Rende: sequestrati dalla polizia tre appartamenti utilizzati per prostituzione
2 min di letturaI 3 appartamenti sequestrati dalla polizia di Stato
Comunicato stampa:
Nella giornata di ieri, la Squadra Mobile della questura di Cosenza ha dato esecuzione a due distinte ordinanze di applicazione di sequestro preventivo emesse in data 10.01.2019 dal G.I.P. presso il locale Tribunale su richiesta della Procura della Repubblica di Cosenza, guidata dal procuratore capo dr.
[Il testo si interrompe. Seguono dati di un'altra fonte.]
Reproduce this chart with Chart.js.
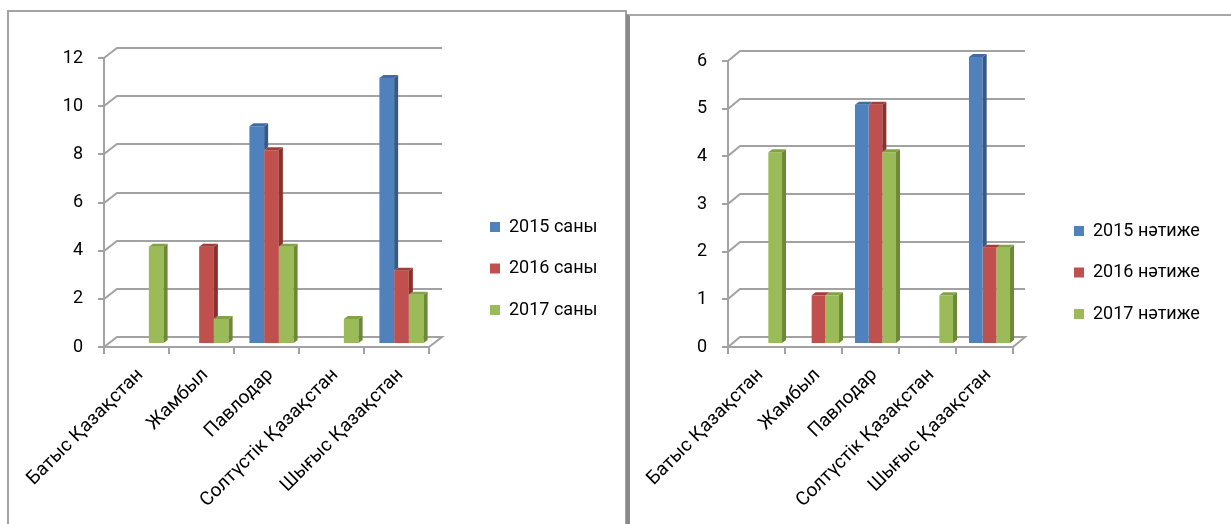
<!DOCTYPE html>
<html><head><meta charset="utf-8">
<script src="https://cdn.jsdelivr.net/npm/chart.js@4.4.1/dist/chart.umd.min.js"></script>
<style>
html,body{margin:0;padding:0;background:#fff;width:1231px;height:524px;overflow:hidden;position:relative;}
.frame{position:absolute;box-sizing:border-box;background:#fff;}
#f1{left:7px;top:10px;width:620px;height:600px;border:2px solid #a3a3a3;}
#f2{left:626px;top:14px;width:700px;height:600px;border:2px solid #a8a8a8;border-left:4px solid #8a8a8a;}
canvas{position:absolute;}
#c1{left:9px;top:12px;}
#c2{left:631px;top:16px;}
</style></head>
<body>
<div class="frame" id="f1"></div>
<div class="frame" id="f2"></div>
<canvas id="c1" width="616" height="512" style="width:616px;height:512px"></canvas>
<canvas id="c2" width="600" height="508" style="width:600px;height:508px"></canvas>
<script>
// ---- data ----
const categories = ['Батыс Қазақстан', 'Жамбыл', 'Павлодар', 'Солтүстік Қазақстан', 'Шығыс Қазақстан'];
const countNames = ['2015 саны', '2016 саны', '2017 саны'];
const resultNames = ['2015 нәтиже', '2016 нәтиже', '2017 нәтиже'];
const count2015 = [0, 0, 9, 0, 11];
const count2016 = [0, 4, 8, 0, 3];
const count2017 = [4, 1, 4, 1, 2];
const result2015 = [0, 0, 5, 0, 6];
const result2016 = [0, 1, 5, 0, 2];
const result2017 = [4, 1, 4, 1, 2];
const countAxisMax = 12, countAxisStep = 2;
const resultAxisMax = 6, resultAxisStep = 1;

// ---- style ----
const FRONT = ['#4f81bd', '#c0504d', '#9bbb59'];
const SIDE = ['#34598a', '#8a302e', '#6c8a36'];
const TOP = ['#3f6ca3', '#a33d3a', '#82a245'];
const FS = 18;
const XFS = 19;
const FAMILY = 'Roboto, "Noto Sans", sans-serif';

const threeD = {
  id: 'threeD',
  beforeDatasetsDraw(chart, args, o) {
    const ctx = chart.ctx, a = chart.chartArea, ys = chart.scales.y;
    ctx.save();
    ctx.strokeStyle = o.gridColor; ctx.lineWidth = 2; ctx.lineJoin = 'miter'; ctx.lineCap = 'butt';
    ys.ticks.forEach(t => {
      const y = Math.round(ys.getPixelForValue(t.value));
      ctx.beginPath();
      ctx.moveTo(a.left - 6, y); ctx.lineTo(a.left, y);
      ctx.lineTo(a.left + o.wallDx, y + o.wallDy);
      ctx.lineTo(a.right + o.wallDx, y + o.wallDy);
      if (t.value === ys.min) { ctx.lineTo(a.right, y); ctx.lineTo(a.left, y); }
      ctx.stroke();
    });
    ctx.beginPath();
    ctx.moveTo(a.left, Math.round(ys.getPixelForValue(ys.max)));
    ctx.lineTo(a.left, Math.round(ys.getPixelForValue(0)) + 2);
    ctx.stroke();
    const y0 = Math.round(ys.getPixelForValue(0));
    const n = chart.data.labels.length;
    ctx.beginPath();
    for (let i = 0; i <= n; i++) {
      const x = Math.round(a.left + (a.right - a.left) * i / n);
      ctx.moveTo(x, y0); ctx.lineTo(x, y0 + 7);
    }
    ctx.stroke();
    ctx.restore();
    ctx.save();
    ctx.translate(o.barDx, o.barDy);
  },
  afterDatasetDraw(chart, args, o) {
    const ctx = chart.ctx, i = args.index;
    const ds = chart.data.datasets[i];
    const nextDs = chart.data.datasets[i + 1];
    const nextMeta = nextDs ? chart.getDatasetMeta(i + 1) : null;
    args.meta.data.forEach((bar, j) => {
      if (!ds.data[j]) return;
      const p = bar.getProps(['x', 'y', 'base', 'width'], true);
      const l = p.x - p.width / 2, r = p.x + p.width / 2, d = o.depthX, dd = o.depthY;
      let yn = p.base;
      if (nextDs && nextDs.data[j]) yn = Math.max(p.y, nextMeta.data[j].getProps(['y'], true).y);
      ctx.fillStyle = SIDE[i];
      ctx.beginPath(); ctx.moveTo(r, p.y); ctx.lineTo(r + d, p.y - dd); ctx.lineTo(r + d, yn - dd); ctx.lineTo(r, yn); ctx.closePath(); ctx.fill();
      ctx.fillStyle = TOP[i];
      ctx.beginPath(); ctx.moveTo(l, p.y); ctx.lineTo(l + d, p.y - dd); ctx.lineTo(r + d, p.y - dd); ctx.lineTo(r, p.y); ctx.closePath(); ctx.fill();
    });
  },
  afterDatasetsDraw(chart) { chart.ctx.restore(); }
};

function build(id, names, series, max, step, g) {
  const font = { size: FS, family: FAMILY };
  const m = document.createElement('canvas').getContext('2d');
  m.font = 'normal ' + FS + 'px ' + FAMILY;
  const textW = Math.max(...names.map(t => m.measureText(t).width));
  const legendW = g.legPad + 10 + FS / 2 + textW + 10;
  const legendLeft = g.boxX - g.legPad;
  const padR = Math.max(0, g.W - legendLeft - legendW);
  const spacer = legendLeft - g.right;
  const titlePad = g.legY - FS / 2 - g.legPad - 12 - g.top;
  const xH = g.H - g.bottom;
  return new Chart(document.getElementById(id), {
    type: 'bar',
    data: {
      labels: categories,
      datasets: series.map((s, i) => ({
        label: names[i], data: s, backgroundColor: FRONT[i], borderWidth: 0,
        categoryPercentage: g.cat, barPercentage: 1.0, clip: false
      }))
    },
    options: {
      responsive: false, animation: false, events: [],
      layout: { padding: { left: g.left - 60, right: padR, top: g.top, bottom: 0 } },
      scales: {
        x: {
          grid: { display: false, drawTicks: false }, border: { display: false },
          ticks: { font: { size: XFS, family: FAMILY }, color: '#000', minRotation: 45, maxRotation: 45, autoSkip: false, padding: g.xPad, labelOffset: g.xOff },
          afterFit(s) { s.height = xH; s.paddingLeft = 0; s.paddingRight = 0; }
        },
        y: {
          min: 0, max: max,
          grid: { display: false, drawTicks: false }, border: { display: false },
          ticks: { stepSize: step, font, color: '#000', padding: g.yPad },
          afterFit(s) { s.width = 60; s.paddingTop = 0; s.paddingBottom = 0; }
        },
        y2: {
          position: 'right', display: true,
          grid: { display: false, drawTicks: false }, border: { display: false },
          ticks: { display: false },
          afterFit(s) { s.width = spacer; s.paddingTop = 0; s.paddingBottom = 0; }
        }
      },
      plugins: {
        legend: {
          position: 'right', align: 'start', maxWidth: 400,
          title: { display: true, text: '', font: { size: 10, family: FAMILY }, padding: { top: titlePad, bottom: 0 } },
          labels: { boxWidth: 10, boxHeight: 10, padding: g.legPad, font, color: '#000' }
        },
        tooltip: { enabled: false },
        threeD: { gridColor: '#a2a2a2', wallDx: g.wallDx, wallDy: g.wallDy, barDx: 5, barDy: -4, depthX: 4, depthY: 3 }
      }
    },
    plugins: [threeD]
  });
}

build('c1', countNames, [count2015, count2016, count2017], countAxisMax, countAxisStep,
  { W: 616, H: 512, left: 95, right: 420, top: 46, bottom: 335, boxX: 481, legPad: 23.5, legY: 215,
    yPad: 21, xPad: 17, xOff: 4, wallDx: 13, wallDy: -10, cat: 0.68 });
build('c2', resultNames, [result2015, result2016, result2017], resultAxisMax, resultAxisStep,
  { W: 600, H: 508, left: 97, right: 382, top: 45, bottom: 331, boxX: 443, legPad: 23.5, legY: 215,
    yPad: 21, xPad: 17, xOff: 4, wallDx: 12, wallDy: -10, cat: 0.72 });
</script>
</body></html>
Mario Spagnuolo, aventi ad oggetto nr. 3 appartamenti ubicati a Rende, nei confronti di nr. 3 soggetti ritenuti responsabili dei delitti di cui all’art. 3/2° e 8° e art. 4/7° L. n. 75/1958 (favoreggiamento e sfruttamento aggravato della prostituzione).
In particolare, i citati provvedimenti di sequestro, che richiamano integralmente l’ordinanza di applicazione di misure cautelari datata 28.12.2018 emessa dal medesimo G.I.P. nei confronti di nr. 7 soggetti (tra i quali rientrano i tre destinatari delle presenti ordinanze di sequestro preventivo) ritenuti responsabili, a vario titolo, dei delitti di favoreggiamento e sfruttamento aggravato della prostituzione, eseguita dalla Squadra Mobile il 4 gennaio scorso, hanno riguardato tre appartamenti di Rende, uno sito in Via Verdi e gli altri due in Via Fermi, tutti risultati essere – in base alle risultanze delle investigazioni – utilizzati per l’esercizio della prostituzione da parte di più soggetti.
Il G.I.P. ha motivato i provvedimenti sul presupposto che lo sviluppo degli accertamenti condotti dalla Squadra Mobile ha dimostrato come l’applicazione delle misure cautelari personali nei confronti degli indagati non abbia fatto cessare la condotta illecita posta in essere da questi ultimi e che sussiste invece il concreto pericolo che la libera disponibilità degli appartamenti sopra indicati possa aggravare o protrarre le conseguenze del reato per cui si procede.
Come detto in occasione dell’esecuzione delle sopra citate misure cautelari personali le strutture abitative in esame, sono risultate essere in uso a donne che chiedevano di “lavorare” per un determinato periodo in quella precisa località pagando la somma procapite di 50 euro al giorno a colui che gestiva tali dimore.
Ulteriori accertamenti sono in corso.